I didn’t rate it and if its follow up The Unicorn Project is any similar, then I think I’ll give that one a pass. The Devops Handbook is still on my list, though.
I had to keep an open mind when starting this one, but eventually I gave up because I could no longer ignore what I was really feeling while reading this. Extreme Ownership glorifies the war in Iraq and the US’s role in it and uses those experiences to teach you about accountability.
The book mostly follows a pattern of telling a war story (each one accompanied by a considerable body count) and then relating that experience to corporate leadership. As if the death of a few dozen Iraqis is comparable to a VP of Finance owning up to their failures to run a project.

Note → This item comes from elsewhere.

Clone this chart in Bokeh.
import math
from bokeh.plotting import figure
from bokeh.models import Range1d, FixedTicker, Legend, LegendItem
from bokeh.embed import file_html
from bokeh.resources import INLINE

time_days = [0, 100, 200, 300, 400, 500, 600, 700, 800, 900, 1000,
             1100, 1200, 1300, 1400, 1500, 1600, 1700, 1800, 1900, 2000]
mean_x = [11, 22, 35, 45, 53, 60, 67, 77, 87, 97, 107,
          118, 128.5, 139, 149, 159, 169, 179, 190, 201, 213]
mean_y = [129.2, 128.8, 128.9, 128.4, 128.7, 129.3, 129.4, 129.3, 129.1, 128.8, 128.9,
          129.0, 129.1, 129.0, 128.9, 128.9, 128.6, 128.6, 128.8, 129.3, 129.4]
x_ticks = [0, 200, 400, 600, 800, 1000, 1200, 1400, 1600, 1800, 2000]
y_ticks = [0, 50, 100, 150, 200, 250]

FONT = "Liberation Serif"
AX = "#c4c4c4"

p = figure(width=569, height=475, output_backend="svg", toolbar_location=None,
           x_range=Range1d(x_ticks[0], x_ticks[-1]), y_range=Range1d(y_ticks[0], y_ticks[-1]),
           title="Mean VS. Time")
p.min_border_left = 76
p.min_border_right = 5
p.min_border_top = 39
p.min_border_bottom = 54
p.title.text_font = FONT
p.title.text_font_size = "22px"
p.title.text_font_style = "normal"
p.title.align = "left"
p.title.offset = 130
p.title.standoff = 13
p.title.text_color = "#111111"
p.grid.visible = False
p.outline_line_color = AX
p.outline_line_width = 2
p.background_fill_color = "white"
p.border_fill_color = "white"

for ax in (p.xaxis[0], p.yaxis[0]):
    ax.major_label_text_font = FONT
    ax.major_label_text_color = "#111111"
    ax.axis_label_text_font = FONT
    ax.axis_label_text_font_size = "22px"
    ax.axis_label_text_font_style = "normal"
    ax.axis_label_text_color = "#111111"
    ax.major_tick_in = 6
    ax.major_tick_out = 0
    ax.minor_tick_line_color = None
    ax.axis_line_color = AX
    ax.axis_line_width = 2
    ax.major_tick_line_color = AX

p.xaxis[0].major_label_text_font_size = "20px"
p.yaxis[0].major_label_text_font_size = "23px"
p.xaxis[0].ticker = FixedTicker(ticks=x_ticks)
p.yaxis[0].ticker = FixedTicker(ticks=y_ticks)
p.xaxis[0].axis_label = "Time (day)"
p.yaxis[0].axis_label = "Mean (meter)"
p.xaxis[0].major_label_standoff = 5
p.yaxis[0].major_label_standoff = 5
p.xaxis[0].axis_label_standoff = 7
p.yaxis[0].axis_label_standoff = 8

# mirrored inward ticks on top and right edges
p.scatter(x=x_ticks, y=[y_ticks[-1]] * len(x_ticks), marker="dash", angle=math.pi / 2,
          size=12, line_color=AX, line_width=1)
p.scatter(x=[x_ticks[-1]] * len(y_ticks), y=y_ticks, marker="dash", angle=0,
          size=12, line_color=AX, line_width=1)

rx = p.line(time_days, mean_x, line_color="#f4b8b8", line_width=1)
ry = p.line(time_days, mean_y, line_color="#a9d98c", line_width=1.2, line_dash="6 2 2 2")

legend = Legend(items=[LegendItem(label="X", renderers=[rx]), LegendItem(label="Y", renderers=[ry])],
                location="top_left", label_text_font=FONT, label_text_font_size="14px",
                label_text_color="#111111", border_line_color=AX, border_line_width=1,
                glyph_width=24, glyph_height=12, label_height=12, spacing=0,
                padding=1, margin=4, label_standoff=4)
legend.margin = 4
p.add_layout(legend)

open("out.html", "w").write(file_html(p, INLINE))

Let’s be fair, the advice is sound if you can put the chest beating and the hoo-rah to one side and focus purely on the advice. And the advice, taken outside of that context, is sound. But it’s also shallow and, in essence, a vehicle for the authors to sell consulting and coaching services to business executives.
This one just wasn’t for me.
Like many people, my first intro to Metro 2033 was the game that was released a decade ago, and I’ve greatly enjoyed Artyom’s journey from then up until the release of Metro Exodus. The post-apocalyptic setting is remarkable and I was sucked into the world in a way that Fallout could never manage. The stories feel more grounded in humanity and they’re not quite as distracted by commentary about the excesses of capitalism.

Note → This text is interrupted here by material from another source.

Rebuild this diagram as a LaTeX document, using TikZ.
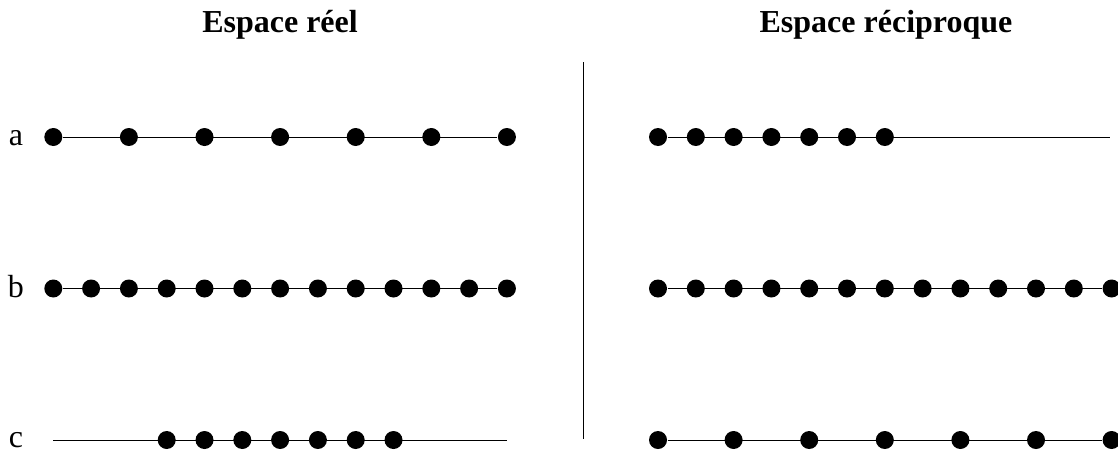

I decided to revisit the world again this year, except this time by reading the books. I haven’t finished this yet, as I’ve wanted to take my time with it.
I revisit this book every now and then, although it has the dual purpose of selling consultation along with offering a taste of advice. Once you get used to the relentless sales pitch for Crucial Conversations™ you can actually take away a great deal of learning from this.
It’s the kind of book I’m happy to lend to someone without an expectation of them giving it back when they’re done, so I’ve had a few different copies over the past several years. And it’s one of the handful of books I’ve read cover-to-cover that has materially changed how I approach communication.
Beyond these, I have both Dune and Systemic Coaching & Constellations on the backburner. I’m looking forward to getting stuck into both.